Ben Bernanke 2002: We Need You

A Benjamin Cole post

“In practice, the effectiveness of anti-deflation policy could be significantly enhanced by cooperation between the monetary and fiscal authorities. A broad-based tax cut, for example, accommodated by a program of open-market purchases to alleviate any tendency for interest rates to increase, would almost certainly be an effective stimulant to consumption and hence to prices…A money-financed tax cut is essentially equivalent to Milton Friedman’s famous ‘helicopter drop’ of money.” Ben Bernanke-2002

I have plugged for QE-offset or -financed tax cuts for a long time. I did not know that former Fed Chairman and now multi-millionaire consultant Ben Bernanke also explicitly believed in the same thing. (My favorite is a FICA tax holiday, offset by $80 billion a month of Fed bond buying, and the purchased bonds placed in the Social Security and Medicare trust funds).

Today in the U.S. we have a sluggish economy marked by weak hiring and below-target inflation (a target that is too low anyway). We are a recession away from stumbling deep into ZLB-land, from which no modern nation yet has ever returned.

Bernanke 2002, we need you.

Greece

The situation in Greece, of course, is far worse. There, unemployment is about 25%, married to deflation. Whoever deserves blame, the point is Europe and Greek leadership are wrecking a nation and promoting extremism.  (I salute the Greek people for eschewing most hate groups. But for how long?)

The ECB-IMF is screaming for a Greek balanced budget. The Greeks are evidently incapable of that (like Americans, btw).

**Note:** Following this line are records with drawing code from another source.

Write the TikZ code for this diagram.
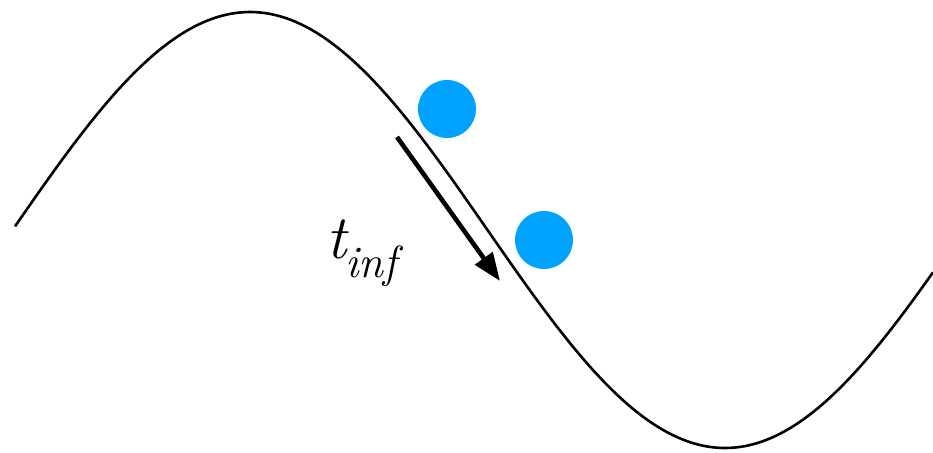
\documentclass[tikz,border=0pt]{standalone}
\usetikzlibrary{arrows.meta}
\definecolor{ballblue}{RGB}{0,162,255}
\begin{document}
\begin{tikzpicture}[x=1pt,y=-1pt,
  wave/.style={line width=2.6pt,line join=round},
  ball/.style={circle,fill=ballblue,minimum size=58pt,inner sep=0pt,draw=none},
  motion/.style={line width=4.6pt,-{Triangle[length=28pt,width=21pt]}},
  lbl/.style={anchor=base west,inner sep=0pt}]
\useasboundingbox (0,0) rectangle (933,452);
\draw[wave] plot[domain=15:933,samples=240,smooth] (\x,{230-218*cos((\x-250)/950*360)});
\node[ball] (b1) at (447,109) {};
\node[ball] (b2) at (544,240) {};
\coordinate (a1) at (397,137);
\coordinate (a2) at (500,281);
\draw[motion] (a1) -- (a2);
\node[lbl] (t) at (326,258) {\fontsize{62}{62}\selectfont\itshape t\kern-1pt\raisebox{-19pt}{\fontsize{45}{45}\selectfont\itshape inf}};
\end{tikzpicture}
\end{document}
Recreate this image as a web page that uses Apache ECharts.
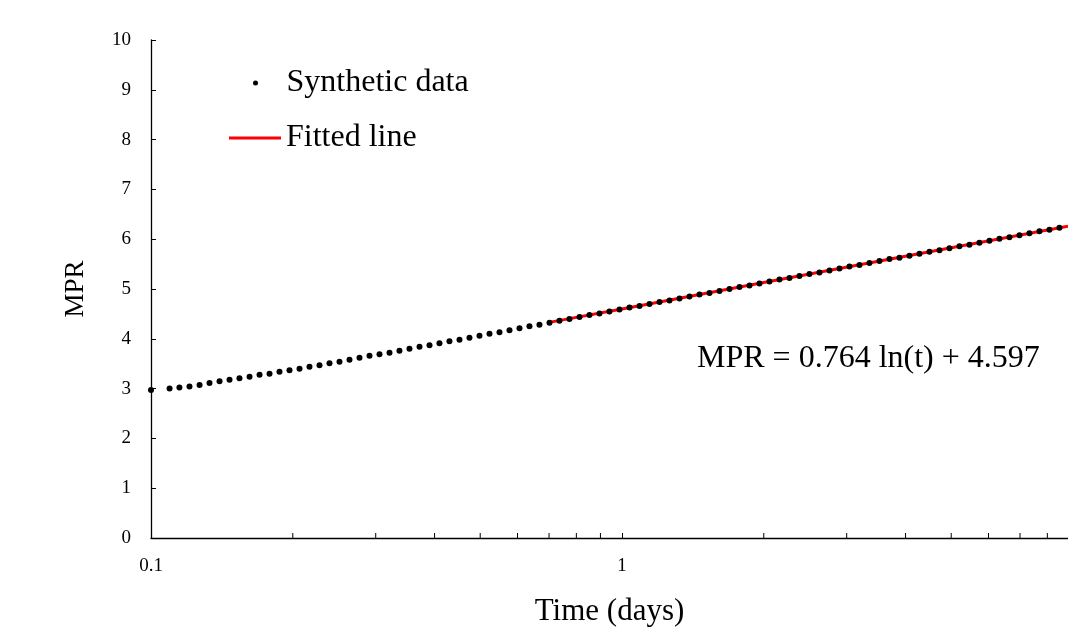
<!DOCTYPE html>
<html>
<head>
<meta charset="utf-8">
<script src="https://cdn.jsdelivr.net/npm/echarts@6/dist/echarts.min.js"></script>
<style>
  html, body { margin: 0; padding: 0; background: #fff; }
  #chart { width: 1068px; height: 632px; }
</style>
</head>
<body>
<div id="chart"></div>
<script>
// synthetic data points (time in days, MPR)
var times = [0.1,
  0.1095, 0.1149, 0.1207, 0.1268, 0.1331, 0.1398, 0.1468, 0.1541, 0.1619, 0.1700,
  0.1785, 0.1874, 0.1968, 0.2067, 0.2170, 0.2279, 0.2393, 0.2513, 0.2639, 0.2771,
  0.2910, 0.3056, 0.3209, 0.3369, 0.3538, 0.3716, 0.3902, 0.4097, 0.4302, 0.4518,
  0.4744, 0.4982, 0.5232, 0.5494, 0.5769, 0.6058, 0.6361, 0.6680, 0.7015, 0.7366,
  0.7735, 0.8123, 0.8529, 0.8957, 0.9405, 0.9878, 1.0373, 1.0893, 1.1439, 1.2012,
  1.2613, 1.3245, 1.3908, 1.4605, 1.5337, 1.6105, 1.6912, 1.7759, 1.8649, 1.9583,
  2.0564, 2.1594, 2.2676, 2.3812, 2.5005, 2.6258, 2.7573, 2.8954, 3.0405, 3.1928,
  3.3527, 3.5207, 3.6970, 3.8823, 4.0767, 4.2810, 4.4954, 4.7206, 4.9571, 5.2054,
  5.4662, 5.7400, 6.0276, 6.3295, 6.6466, 6.9796, 7.3292, 7.6964, 8.0819, 8.4868];
var mpr = [2.97,
  3.00, 3.02, 3.04, 3.07, 3.11, 3.15, 3.18, 3.21, 3.24, 3.28,
  3.30, 3.34, 3.37, 3.40, 3.44, 3.47, 3.51, 3.54, 3.58, 3.62,
  3.66, 3.69, 3.72, 3.76, 3.80, 3.84, 3.87, 3.91, 3.95, 3.98,
  4.02, 4.06, 4.10, 4.13, 4.17, 4.21, 4.25, 4.28, 4.32, 4.36,
  4.40, 4.44, 4.48, 4.51, 4.55, 4.59, 4.63, 4.66, 4.70, 4.74,
  4.77, 4.81, 4.85, 4.89, 4.92, 4.96, 5.00, 5.04, 5.07, 5.11,
  5.15, 5.19, 5.22, 5.26, 5.30, 5.33, 5.37, 5.41, 5.45, 5.48,
  5.52, 5.56, 5.60, 5.63, 5.67, 5.71, 5.75, 5.78, 5.82, 5.86,
  5.89, 5.93, 5.97, 6.01, 6.04, 6.08, 6.12, 6.16, 6.19, 6.23];

// fitted line
var fitTimes = [0.70, 1, 2, 5, 8.85];
var fitMpr = [4.33, 4.60, 5.13, 5.83, 6.26];

// x axis: visible range and tick values
var xMin = 0.1, xMax = 8.85;
var majorTicks = [0.1, 1];
var minorTicks = [0.2, 0.3, 0.4, 0.5, 0.6, 0.7, 0.8, 0.9, 2, 3, 4, 5, 6, 7, 8];

var equation = 'MPR = 0.764 ln(t) + 4.597';

var FONT = "'Liberation Serif', 'Times New Roman', serif";

var synthetic = times.map(function (t, i) { return [t, mpr[i]]; });
var fitted = fitTimes.map(function (t, i) { return [t, fitMpr[i]]; });

var legendBase = {
  orient: 'vertical',
  padding: 0,
  itemWidth: 52,
  selectedMode: false,
  textStyle: { fontFamily: FONT, fontSize: 32, color: '#000', lineHeight: 32 }
};

var chart = echarts.init(document.getElementById('chart'));
chart.setOption({
  animation: false,
  backgroundColor: '#fff',
  grid: { left: 151, top: 40, bottom: 93, right: 0 },
  legend: [
    Object.assign({}, legendBase, {
      left: 253, top: 67, itemHeight: 5,
      data: [{ name: 'Synthetic data', icon: 'circle' }]
    }),
    Object.assign({}, legendBase, {
      left: 229, top: 122, itemHeight: 3,
      data: [{ name: 'Fitted line', icon: 'rect' }]
    })
  ],
  graphic: [{
    type: 'text',
    left: 697,
    top: 343,
    style: { text: equation, font: '32px ' + FONT, fill: '#000' }
  }],
  xAxis: {
    type: 'log',
    logBase: 10,
    min: xMin,
    max: xMax,
    name: 'Time (days)',
    nameLocation: 'middle',
    nameGap: 58,
    nameTextStyle: { fontFamily: FONT, fontSize: 31, color: '#000' },
    axisLine: { lineStyle: { color: '#000', width: 1.3 } },
    axisTick: { inside: true, length: 5, customValues: majorTicks, lineStyle: { color: '#000' } },
    axisLabel: {
      margin: 19, fontFamily: FONT, fontSize: 19, color: '#000',
      customValues: majorTicks,
      formatter: function (v) { return String(+(+v).toPrecision(3)); }
    },
    splitLine: { show: false }
  },
  yAxis: {
    type: 'value',
    min: 0,
    max: 10,
    interval: 1,
    name: 'MPR',
    nameLocation: 'middle',
    nameGap: 62,
    nameTextStyle: { fontFamily: FONT, fontSize: 27, color: '#000' },
    axisLine: { show: true, lineStyle: { color: '#000', width: 1.3 } },
    axisTick: { show: true, inside: true, length: 5, lineStyle: { color: '#000' } },
    axisLabel: { margin: 20, fontFamily: FONT, fontSize: 19, color: '#000' },
    splitLine: { show: false }
  },
  series: [
    {
      name: 'Fitted line',
      type: 'line',
      symbol: 'none',
      data: fitted,
      lineStyle: { color: '#ff0000', width: 3 },
      itemStyle: { color: '#ff0000' },
      z: 2
    },
    {
      name: 'Synthetic data',
      type: 'scatter',
      symbolSize: 6,
      data: synthetic,
      itemStyle: { color: '#000', opacity: 1 },
      z: 3
    },
    {
      name: 'minor',
      type: 'custom',
      silent: true,
      data: minorTicks.map(function (v) { return [v, 0]; }),
      renderItem: function (params, api) {
        var p = api.coord([api.value(0), 0]);
        return {
          type: 'line',
          shape: { x1: p[0], y1: p[1], x2: p[0], y2: p[1] - 5 },
          style: { stroke: '#000', lineWidth: 1 }
        };
      },
      z: 1
    }
  ]
});
</script>
</body>
</html>
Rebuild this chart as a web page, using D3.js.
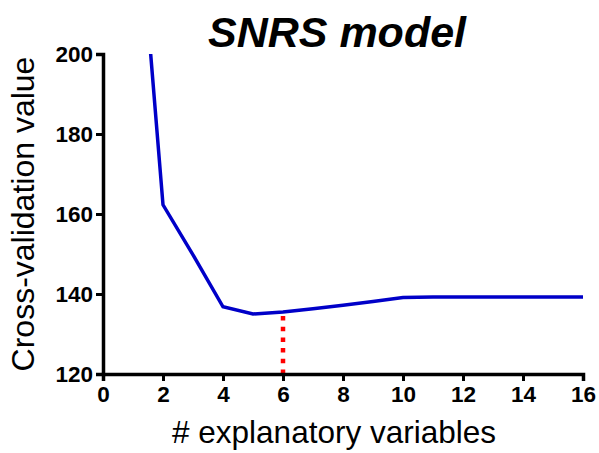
<!DOCTYPE html>
<html>
<head>
    <script src="https://cdn.jsdelivr.net/npm/d3@7/dist/d3.min.js" type="text/javascript"></script>
    <style>
        body { margin: 0; background: #fff; }
        text { font-family: "Liberation Sans", Arial, sans-serif; }
    </style>
</head>
<body>
    <div id="viz"></div>
    <script type="text/javascript">

    // number of explanatory variables vs cross-validation value
    var nVars = [1, 2, 3, 4, 5, 6, 7, 8, 9, 10, 11, 12, 13, 14, 15, 16];
    var cvValues = [254, 162.3, 149.8, 136.8, 135, 135.5, 136.3, 137.2, 138.1, 139.1, 139.25, 139.25, 139.25, 139.25, 139.25, 139.25];
    var xTicks = [0, 2, 4, 6, 8, 10, 12, 14, 16];
    var yTicks = [120, 140, 160, 180, 200];
    var chosenN = 6;

    var width = 599, height = 453;
    var margin = {top: 54, right: 16, bottom: 79, left: 103};

    var svg = d3.select("#viz")
        .append("svg")
        .attr("width", width)
        .attr("height", height);

    var x = d3.scaleLinear().domain([0, 16]).range([margin.left, width - margin.right]);
    var y = d3.scaleLinear().domain([120, 200]).range([height - margin.bottom, margin.top]);

    // clip so the first point (off the top) is cut at 200
    svg.append("clipPath")
        .attr("id", "plotclip")
        .append("rect")
        .attr("x", margin.left)
        .attr("y", margin.top)
        .attr("width", width - margin.left - margin.right)
        .attr("height", height - margin.top - margin.bottom);

    var pts = nVars.map(function(d, i) { return [d, cvValues[i]]; });

    var line = d3.line()
        .x(function(d) { return x(d[0]); })
        .y(function(d) { return y(d[1]); });

    svg.append("path")
        .datum(pts)
        .attr("clip-path", "url(#plotclip)")
        .attr("d", line)
        .style("fill", "none")
        .style("stroke", "#0000c8")
        .style("stroke-width", 3.5)
        .style("stroke-linejoin", "miter");

    // red dotted marker at the chosen model size
    svg.append("line")
        .attr("x1", x(chosenN))
        .attr("x2", x(chosenN))
        .attr("y1", y(120))
        .attr("y2", y(cvValues[nVars.indexOf(chosenN)]) + 4)
        .style("stroke", "#ff0000")
        .style("stroke-width", 4.5)
        .style("stroke-dasharray", "4.5,6.2");

    // axes
    var xAxis = svg.append("g")
        .attr("transform", "translate(0," + y(120) + ")")
        .call(d3.axisBottom(x).tickValues(xTicks).tickSize(7).tickPadding(5).tickFormat(d3.format("d")));

    var yAxis = svg.append("g")
        .attr("transform", "translate(" + x(0) + ",0)")
        .call(d3.axisLeft(y).tickValues(yTicks).tickSize(7).tickPadding(3).tickFormat(d3.format("d")));

    [xAxis, yAxis].forEach(function(g) {
        g.select(".domain").style("stroke", "#000").style("stroke-width", 3.5);
        g.selectAll(".tick line").style("stroke", "#000").style("stroke-width", 3);
        g.selectAll(".tick text")
            .style("font-family", "'Liberation Sans', Arial, sans-serif")
            .style("font-size", "22.5px")
            .style("font-weight", "bold")
            .style("fill", "#000");
    });

    // title
    svg.append("text")
        .attr("x", 337)
        .attr("y", 47)
        .attr("text-anchor", "middle")
        .style("font-size", "43px")
        .style("font-weight", "bold")
        .style("font-style", "italic")
        .text("SNRS model");

    // axis titles
    svg.append("text")
        .attr("x", 334)
        .attr("y", 443)
        .attr("text-anchor", "middle")
        .style("font-size", "31.5px")
        .text("# explanatory variables");

    svg.append("text")
        .attr("transform", "translate(34," + 214 + ") rotate(-90)")
        .attr("text-anchor", "middle")
        .style("font-size", "32px")
        .text("Cross-validation value");

    </script>
</body>
</html>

Obviously, Greece should exit the EU-ECB, hold the line on spending as much as possible, and print money to balance their budget. In a sense, money-financed tax cuts, just of the sort Ben Bernanke has advised for deflations. Set taxes at 100% of outlays, and then grant a 10% tax cut.

The pinch-faced money ascetics are, in general, a comfortable lot eager for others to belt-tighten.

But the Greek people are one-quarter unemployed. They need a macroeconomic policy that gets them back to full employment, with robust economic growth.

If not my way, then what have you got?